Warum Opposition, SPD?
27-09-2017 In den vergangenen Tagen erreichen mich viele Nachfragen, warum die SPD nach der Niederlage bei der Bundestagswahl am 24.09. angekündigt hat in die Opposition zu gehen. Diese Nachfragen sind oft mit Unverständnis für unsere Entscheidung verbunden. Deshalb gibt es hier zusätzlich zu meiner Veröffentlichung „
SPD muss Verantwortung übernehmen und Opposition führen“ vom 25.09. ein kurze Erklärung warum ich es für unsere Gesellschaft und unsere Demokratie für unverzichtbar halte, dass die SPD jetzt die Führung der Opposition im Bundestag beansprucht und so Verantwortung übernimmt.
Große Koalitionen müssen Ausnahmen sein
Am Anfang steht die Feststellung, dass die bisherige Koalition aus CDU, CSU und SPD abgewählt wurde. Dafür sprechen die immensen Verluste der Koalitionsparteien einerseits. Andererseits sind auch die starken Ergebnisse vor allem von AfD und FDP deutliche Signale gegen eine Neuauflage dieser Koalition. Ich bin der Auffassung, dass Große Koalitionen grundsätzlich die Ausnahme sein sollten. Sie schwächen die für das Funktionieren unserer Demokratie wichtige Opposition und stärken die politischen Ränder. Das sehen wir seit Jahren ganz deutlich beispielsweise in Österreich, wo es seit Jahrzehnten solche Koalitionen gibt. Dort erreichen die Rechtspopulisten der FPÖ in Umfragen bis zu 30 Prozent. Auch unsere anderen europäischen Nachbarn leiden unter erstarkenden rechten Parteien. Das ist eine gefährliche Situation und das haben wir auch im Wahlkampf immer wieder deutlich gemacht.

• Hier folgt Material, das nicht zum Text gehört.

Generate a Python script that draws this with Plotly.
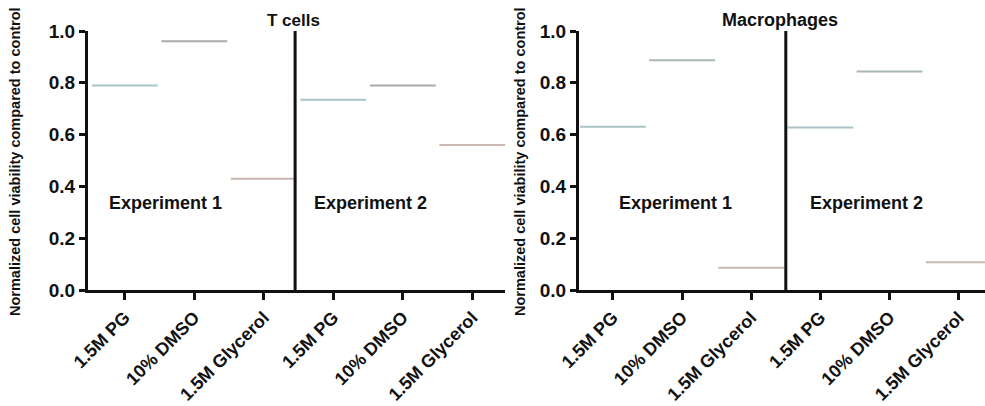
import plotly.graph_objects as go

W, H = 985, 406

categories = ["1.5M PG", "10% DMSO", "1.5M Glycerol", "1.5M PG", "10% DMSO", "1.5M Glycerol"]
tcell_values = [0.79, 0.96, 0.43, 0.735, 0.79, 0.56]
macro_values = [0.63, 0.887, 0.086, 0.627, 0.844, 0.107]
tcell_colors = ["#a7c5cc", "#a9adad", "#c9b7b0", "#a7c5cc", "#a9adad", "#c9b7b0"]
macro_colors = ["#a9c3c7", "#a9b7b7", "#c9b8b3", "#a9c3c7", "#a9b7b7", "#c9b8b3"]
y_ticks = [0.0, 0.2, 0.4, 0.6, 0.8, 1.0]
panel_titles = ["T cells", "Macrophages"]
exp_labels = ["Experiment 1", "Experiment 2"]
y_title = "Normalized cell viability compared to control"

FONT = "Liberation Sans, Arial, sans-serif"
xs = list(range(len(categories)))

fig = go.Figure()
fig.add_trace(go.Scatter(
    x=xs, y=tcell_values, mode="markers", xaxis="x", yaxis="y",
    marker=dict(symbol="line-ew", size=47, color=tcell_colors,
                line=dict(color=tcell_colors, width=2)),
    showlegend=False, hoverinfo="skip"))
fig.add_trace(go.Scatter(
    x=xs, y=macro_values, mode="markers", xaxis="x2", yaxis="y2",
    marker=dict(symbol="line-ew", size=47, color=macro_colors,
                line=dict(color=macro_colors, width=2)),
    showlegend=False, hoverinfo="skip"))

ydom = [(H - 290) / H, (H - 31) / H]

def xax(domain, rng):
    return dict(domain=domain, range=rng, tickmode="array", tickvals=xs,
                ticktext=categories, tickangle=-45, ticks="outside", ticklen=7,
                tickwidth=3, tickcolor="#111", showline=True, linewidth=3,
                linecolor="#111", showgrid=False, zeroline=False, automargin=False,
                tickfont=dict(family=FONT, size=18, color="#111", weight="bold"))

def yax(anchor):
    return dict(domain=ydom, range=[0, 1.0], anchor=anchor, tickmode="array",
                tickvals=y_ticks, ticktext=[f"{v:.1f}" for v in y_ticks],
                ticks="outside", ticklen=6, tickwidth=3, tickcolor="#111",
                showline=True, linewidth=3, linecolor="#111", showgrid=False,
                zeroline=False, automargin=False,
                tickfont=dict(family=FONT, size=19, color="#111", weight="bold"))

fig.update_layout(
    width=W, height=H, margin=dict(l=0, r=0, t=0, b=0, autoexpand=False),
    paper_bgcolor="white", plot_bgcolor="white",
    xaxis=dict(**xax([88 / W, 505 / W], [-0.53, 5.47]), anchor="y"),
    yaxis=yax("x"),
    xaxis2=dict(**xax([579 / W, 1.0], [-0.49, 5.38]), anchor="y2"),
    yaxis2=yax("x2"),
)

# dividers between experiments
fig.add_shape(type="line", xref="x", yref="y", x0=2.45, x1=2.45, y0=0, y1=1,
              line=dict(color="#111", width=3))
fig.add_shape(type="line", xref="x2", yref="y2", x0=2.5, x1=2.5, y0=0, y1=1,
              line=dict(color="#111", width=3))

ann = []
for xr, yr, pos in [("x", "y", [0.59, 3.54]), ("x2", "y2", [0.91, 3.67])]:
    for lab, px in zip(exp_labels, pos):
        ann.append(dict(text=f"<b>{lab}</b>", xref=xr, yref=yr, x=px, y=0.336,
                        showarrow=False, xanchor="center",
                        font=dict(family=FONT, size=18, color="#111")))
for t, cx, fs in zip(panel_titles, [293, 780], [17, 18]):
    ann.append(dict(text=f"<b>{t}</b>", xref="paper", yref="paper", x=cx / W,
                    y=(H - 20) / H, showarrow=False, xanchor="center", yanchor="middle",
                    font=dict(family=FONT, size=fs, color="#111")))
for cx in [15, 520]:
    ann.append(dict(text=f"<b>{y_title}</b>", xref="paper", yref="paper", x=cx / W,
                    y=(H - 162) / H, showarrow=False, textangle=-90,
                    xanchor="center", yanchor="middle",
                    font=dict(family=FONT, size=14.5, color="#111")))
fig.update_layout(annotations=ann)

fig.write_html("out.html", config={"displayModeBar": False},
               post_script="document.body.style.margin='0';")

Wir übernehmen Verantwortung für unsere Demokratie
Der Einzug der sogenannten Alternative in den Bundestag mit gut 13 Prozent der Stimmen ist eine historische Zäsur für unsere Demokratie. Die sogenannte Alternative ist nicht nur eine rechtspopulistische, sondern eine in weiten Teilen offen rechtsextreme Partei. Sie hat den politischen Diskurs in unserer Gesellschaft bereits stark verändert. Der Ton ist rauer geworden, Grenzen werden bewusst überschritten. Es wird gehetzt und zur Jagd aufgerufen. Das bleibt nicht ohne Folgen: Auch die politisch motivierte Gewalt hat in den letzten Jahren deutlich zugenommen. Das Scheitern der Weimarer Republik führt uns deutlich vor Augen, wie verletzlich Demokratien sind, wenn sie gesellschaftlich nicht breit verankert sind. Davon sind wir vermutlich noch ein gutes Stück entfernt. Aber es ist unsere Pflicht, alles für den Schutz unserer Demokratie zu tun und es nie wieder soweit kommen zu lassen. Gerade wir Sozialdemokratinnen und Sozialdemokraten haben das in unserer Geschichte leidvoll erfahren.
Eine der wichtigsten Aufgaben der Opposition ist es neben der Kontrolle der Regierungsarbeit auch zur Politik der Regierungsmehrheit vernünftige Alternativen zu entwickeln. Das werden wir Sozialdemokratinnen und Sozialdemokraten in den kommenden Jahren verantwortungsvoll tun. Und genau dazu ist die sogenannte Alternative nicht Willens. Außerdem sieht die Geschäftsordnung des Bundestages für die größte Oppositionspartei viele Sonderrechte vor. Angenommen die SPD würde nicht in die Opposition gehen: Dann stünde der AfD als Oppositionsführerin das wichtige Recht zu, als erstes nach einer der Mehrheitsfraktion zu reden. Als größte Oppositionsfraktion hätte die sogenannte Alternative außerdem Zugriff auf wichtige Positionen, wie zum Beispiel den Vorsitz des Haushaltsausschusses.
Wer einen neuen Schießbefehl an deutschen Grenzen fordert, gegen Homosexuelle, Geflüchtete und die „Lügenpresse“ hetzt, stolz auf die Taten deutscher Soldaten in zwei Weltkriegen sein will, den Holocaust leugnet und das Existenzrecht Israels anzweifelt – der darf nicht die Opposition im Bundestag anführen. Ließen wir das zu, würden wir die sogenannte Alternative in die Lage versetzen den Bundestag als Oppositionsführerin für ihre Zwecke zu missbrauchen, den Diskurs weiter zu verschärfen und nach rechts zu drängen. Deshalb ist es nicht nur eine verantwortungsvolle sondern eine für unsere Demokratie und unsere liberale Gesellschaft überlebenswichtige Entscheidung der SPD, in der jetzigen Situation die Rolle der Oppositionsführung zu beanspruchen.